Dislocation, Complication. The big problem is: can production really get started under such a program? In agriculture, every new price ceiling has caused a new dislocation; the U.S. has alternated dizzily between meat shortages and grain shortages, between a shortage of ice cream and a shortage of butter. In industry, the problem is vastly more complicated.
No matter how price control is administered, it works against the essential genius of U.S. industry, inspired by the profit motive to produce more & more at a constant rise in wages and living standards. An economy with price controls is not really free enterprise at all--the vital forces of profits, competition and the free market cannot operate.
At best, however carefully and sympathetically planned, price control would be in conflict with the traditional U.S. system. And many a businessman considers Chester Bowles far from sympathetic--possibly because, in his fight for the consumer's pocketbook, he has become the darling not only of the nation's housewives but also of its noisiest leftists, who like to think of price control as a step toward planned economy.
In any conversation among businessmen, the inevitable evils of price control are a prime topic: there are countless stories of production held up for lack of a little gadget that a parts manufacturer cannot profitably build at present ceilings. Nobody has yet figured out how Chester Bowles, Paul Porter or anybody else can adjust the price ceilings of hundreds of steel fabricators with sufficient speed or accuracy to avoid long and costly delays.

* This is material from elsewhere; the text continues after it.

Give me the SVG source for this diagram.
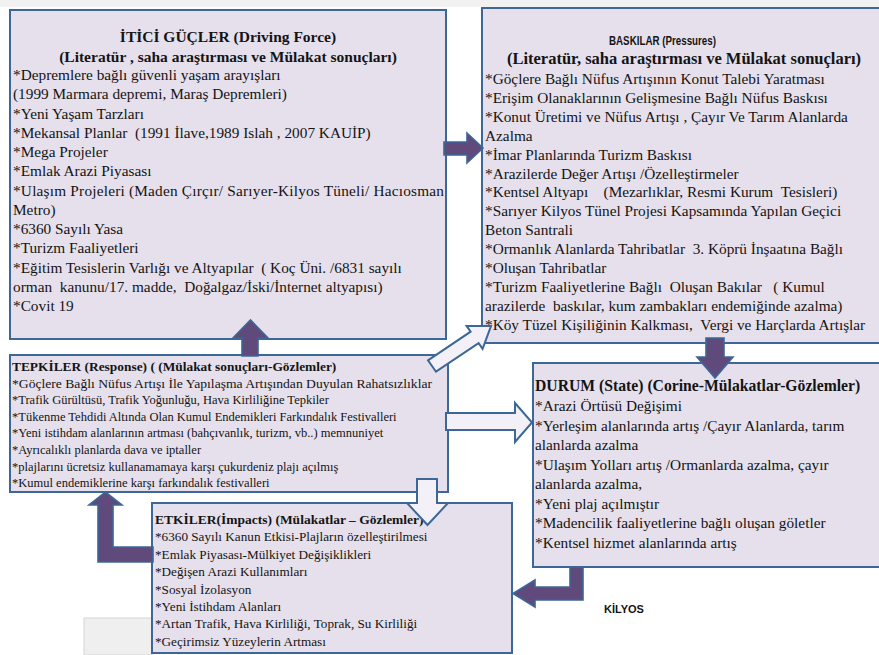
<svg xmlns="http://www.w3.org/2000/svg" width="879" height="655" viewBox="0 0 879 655">
  <style>
    .box { fill: #e6e0ec; stroke: #3d6797; stroke-width: 2; }
    .t { font-family: "Liberation Serif", "Times New Roman", serif; fill: #141414; white-space: pre; }
    .s15 { font-size: 15.3px; }
    .s125 { font-size: 12.5px; }
    .s13 { font-size: 13.2px; }
    .bold { font-weight: bold; }
    .sans { font-family: "Liberation Sans", Arial, sans-serif; font-weight: bold; fill: #141414; }
    .arrP { fill: #5f4a7b; stroke: #3d6797; stroke-width: 1.6; stroke-linejoin: miter; }
    .arrW { fill: #f3f0f7; stroke: #3d6797; stroke-width: 2; stroke-linejoin: miter; }
  </style>

  <!-- page background -->
  <rect x="0" y="0" width="879" height="655" fill="#ffffff"/>
  <rect x="0" y="0" width="879" height="7" fill="#f1f1f1"/>
  <rect x="84" y="618" width="68" height="37" fill="#efefef" stroke="#d6d6d6" stroke-width="1"/>

  <!-- Driving forces -->
  <g id="node-itici">
    <rect class="box" x="10" y="10" width="436" height="329"/>
    <text class="t bold" font-size="15.5" x="228" y="42" text-anchor="middle">İTİCİ GÜÇLER (Driving Force)</text>
    <text class="t bold" font-size="15.5" x="228" y="61.5" text-anchor="middle">(Literatür , saha araştırması ve Mülakat sonuçları)</text>
    <text class="t s15" x="13" y="80">*Depremlere bağlı güvenli yaşam arayışları</text>
    <text class="t s15" x="13" y="99.3">(1999 Marmara depremi, Maraş Depremleri)</text>
    <text class="t s15" x="13" y="118.5">*Yeni Yaşam Tarzları</text>
    <text class="t s15" x="13" y="137.8">*Mekansal Planlar  (1991 İlave,1989 Islah , 2007 KAUİP)</text>
    <text class="t s15" x="13" y="157">*Mega Projeler</text>
    <text class="t s15" x="13" y="176.3">*Emlak Arazi Piyasası</text>
    <text class="t s15" x="13" y="195.5" textLength="431" lengthAdjust="spacing">*Ulaşım Projeleri (Maden Çırçır/ Sarıyer-Kilyos Tüneli/ Hacıosman</text>
    <text class="t s15" x="13" y="214.8">Metro)</text>
    <text class="t s15" x="13" y="234">*6360 Sayılı Yasa</text>
    <text class="t s15" x="13" y="253.3">*Turizm Faaliyetleri</text>
    <text class="t s15" x="13" y="272.5">*Eğitim Tesislerin Varlığı ve Altyapılar  ( Koç Üni. /6831 sayılı</text>
    <text class="t s15" x="13" y="291.8">orman  kanunu/17. madde,  Doğalgaz/İski/İnternet altyapısı)</text>
    <text class="t s15" x="13" y="311">*Covit 19</text>
  </g>

  <!-- Pressures -->
  <g id="node-baskilar">
    <rect class="box" x="482" y="8" width="402" height="335"/>
    <text class="sans" x="609" y="45" font-size="13.5" textLength="107" lengthAdjust="spacingAndGlyphs">BASKILAR (Pressures)</text>
    <text class="t bold" font-size="16.5" x="684" y="64" text-anchor="middle">(Literatür, saha araştırması ve Mülakat sonuçları)</text>
    <text class="t s15" x="485" y="84">*Göçlere Bağlı Nüfus Artışının Konut Talebi Yaratması</text>
    <text class="t s15" x="485" y="103">*Erişim Olanaklarının Gelişmesine Bağlı Nüfus Baskısı</text>
    <text class="t s15" x="485" y="122">*Konut Üretimi ve Nüfus Artışı , Çayır Ve Tarım Alanlarda</text>
    <text class="t s15" x="485" y="141">Azalma</text>
    <text class="t s15" x="485" y="160">*İmar Planlarında Turizm Baskısı</text>
    <text class="t s15" x="485" y="179">*Arazilerde Değer Artışı /Özelleştirmeler</text>
    <text class="t s15" x="485" y="197">*Kentsel Altyapı    (Mezarlıklar, Resmi Kurum  Tesisleri)</text>
    <text class="t s15" x="485" y="216">*Sarıyer Kilyos Tünel Projesi Kapsamında Yapılan Geçici</text>
    <text class="t s15" x="485" y="235">Beton Santrali</text>
    <text class="t s15" x="485" y="254">*Ormanlık Alanlarda Tahribatlar  3. Köprü İnşaatına Bağlı</text>
    <text class="t s15" x="485" y="273">*Oluşan Tahribatlar</text>
    <text class="t s15" x="485" y="292">*Turizm Faaliyetlerine Bağlı  Oluşan Bakılar   ( Kumul</text>
    <text class="t s15" x="485" y="311">arazilerde  baskılar, kum zambakları endemiğinde azalma)</text>
    <text class="t s15" x="485" y="330">*Köy Tüzel Kişiliğinin Kalkması,  Vergi ve Harçlarda Artışlar</text>
  </g>

  <!-- Responses -->
  <g id="node-tepkiler">
    <rect class="box" x="10" y="355" width="438" height="137"/>
    <text class="t bold" font-size="13.4" x="12" y="371">TEPKİLER (Response) ( (Mülakat sonuçları-Gözlemler)</text>
    <text class="t s125" x="12" y="387.6" textLength="420" lengthAdjust="spacingAndGlyphs">*Göçlere Bağlı Nüfus Artışı İle Yapılaşma Artışından Duyulan Rahatsızlıklar</text>
    <text class="t s125" x="12" y="404.2">*Trafik Gürültüsü, Trafik Yoğunluğu, Hava Kirliliğine Tepkiler</text>
    <text class="t s125" x="12" y="420.8">*Tükenme Tehdidi Altında Olan Kumul Endemikleri Farkındalık Festivalleri</text>
    <text class="t s125" x="12" y="437.4">*Yeni istihdam alanlarının artması (bahçıvanlık, turizm, vb..) memnuniyet</text>
    <text class="t s125" x="12" y="454">*Ayrıcalıklı planlarda dava ve iptaller</text>
    <text class="t s125" x="12" y="470.6">*plajlarını ücretsiz kullanamamaya karşı çukurdeniz plajı açılmış</text>
    <text class="t s125" x="12" y="487.2">*Kumul endemiklerine karşı farkındalık festivalleri</text>
  </g>

  <!-- State -->
  <g id="node-durum">
    <rect class="box" x="533" y="363" width="350" height="204"/>
    <text class="t bold" font-size="15.7" x="535" y="391">DURUM (State) (Corine-Mülakatlar-Gözlemler)</text>
    <text class="t s15" x="535" y="411">*Arazi Örtüsü Değişimi</text>
    <text class="t s15" x="535" y="430.5">*Yerleşim alanlarında artış /Çayır Alanlarda, tarım</text>
    <text class="t s15" x="535" y="450">alanlarda azalma</text>
    <text class="t s15" x="535" y="469.5">*Ulaşım Yolları artış /Ormanlarda azalma, çayır</text>
    <text class="t s15" x="535" y="489">alanlarda azalma,</text>
    <text class="t s15" x="535" y="508.5">*Yeni plaj açılmıştır</text>
    <text class="t s15" x="535" y="528">*Madencilik faaliyetlerine bağlı oluşan göletler</text>
    <text class="t s15" x="535" y="547.5">*Kentsel hizmet alanlarında artış</text>
  </g>

  <!-- Impacts -->
  <g id="node-etkiler">
    <rect class="box" x="152" y="503" width="360" height="150"/>
    <text class="t bold" font-size="13.5" x="155" y="524">ETKİLER(İmpacts) (Mülakatlar – Gözlemler)</text>
    <text class="t s13" x="155" y="541.4">*6360 Sayılı Kanun Etkisi-Plajların özelleştirilmesi</text>
    <text class="t s13" x="155" y="558.8">*Emlak Piyasası-Mülkiyet Değişiklikleri</text>
    <text class="t s13" x="155" y="576.2">*Değişen Arazi Kullanımları</text>
    <text class="t s13" x="155" y="593.6">*Sosyal İzolasyon</text>
    <text class="t s13" x="155" y="611">*Yeni İstihdam Alanları</text>
    <text class="t s13" x="155" y="628.4">*Artan Trafik, Hava Kirliliği, Toprak, Su Kirliliği</text>
    <text class="t s13" x="155" y="645.8">*Geçirimsiz Yüzeylerin Artması</text>
  </g>

  <!-- Connectors: block arrows between the DPSIR stages -->
  <g id="connectors">
    <!-- responses feed back to driving forces -->
    <polygon class="arrP" points="242,356 242,338 233,338 250.5,320 268,338 258,338 258,356"/>
    <!-- driving forces to pressures -->
    <polygon class="arrP" points="444,142 467,142 467,133 483,148 467,163 467,155 444,155"/>
    <!-- pressures to state -->
    <polygon class="arrP" points="706,338 724,338 724,357 733,357 715,378 697,357 706,357"/>
    <!-- responses to pressures -->
    <polygon class="arrW" points="428,360.3 470.6,331.7 466.6,325.9 491,326 482.6,348.9 478.6,343.1 436,371.7"/>
    <!-- responses to state -->
    <polygon class="arrW" points="446,413 515,413 515,403 532,422.5 515,442 515,430 446,430"/>
    <!-- responses to impacts -->
    <polygon class="arrW" points="417,479 437,479 437,503 448,503 427.5,525 407,503 417,503"/>
    <!-- impacts back to responses -->
    <polygon class="arrP" points="153,547 113,547 113,505 122,505 105.5,492 89,505 98,505 98,562 153,562"/>
    <!-- state to impacts -->
    <polygon class="arrP" points="570,567 583,567 583,600 535,600 535,607 513,593.5 535,580 535,587 570,587"/>
  </g>

  <g id="label-kilyos">
    <text class="sans" x="604" y="613" font-size="11">KİLYOS</text>
  </g>
</svg>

The new wage policy is another stumbling block. Big Steel, granted a $5-a-ton price increase, can take an 18 1/2-c- wage rise in its stride. But the little manufacturer has to meet his employes' demands before he can ask for price relief. Lew Schwellenbach has conceded that the new price policy, even if it ended all the big strikes, might start a raft of little ones.
The Middle Ground. Surveying the prospects, the National Association of Manufacturers threw up its hands--full production could never be reached in a controlled economy. Since inflation could never be licked without production, price controls would have to go.
Said Chester Bowles: "Outrageous . . . irresponsible leadership ... in effect, their advertisements say, 'Pay us the prices we ask or we won't produce. .. .' "
This week will appear a document which N.A.M. and Chet Bowles both might study with profit. Prepared by economists of the Committee for Economic Development, which includes many of the nation's smartest and most progressive businessmen, it charts the reasonable middle ground on price control. C.E.D.'s economists believe:
P: Price control should be maintained until production gets started; ceilings should then be removed as rapidly as possible. By June 1947, the U.S. should have no ceilings except on rents.
P: While price control continues, every effort should be made to stimulate production. Ceilings and policies should be liberalized to permit profitable production all along the line. The 1936-39 profit level, on which the OPA sets its standard for price relief, should be raised by about one-third.
P: Meanwhile the Government's inflationary fiscal policies should be overhauled. The budget should be balanced immediately at the level of current tax receipts. If the basic inflationary pressures remain, the Government should set up a budget surplus--taxes may still have to be raised.
P: The reward for wise policies would be great: the next three years would see a rapid increase in productivity and a rise of about a third in the purchasing power of U.S. wages.
The penalties for unwise policy, it was clear, would be equally vast. Chester Bowles, who wants to finish his job, who has turned back suggestions to run for governor of Connecticut, whose more ardent friends think he should settle for nothing less than running for President, will have to get production started, for his own good and the nation's.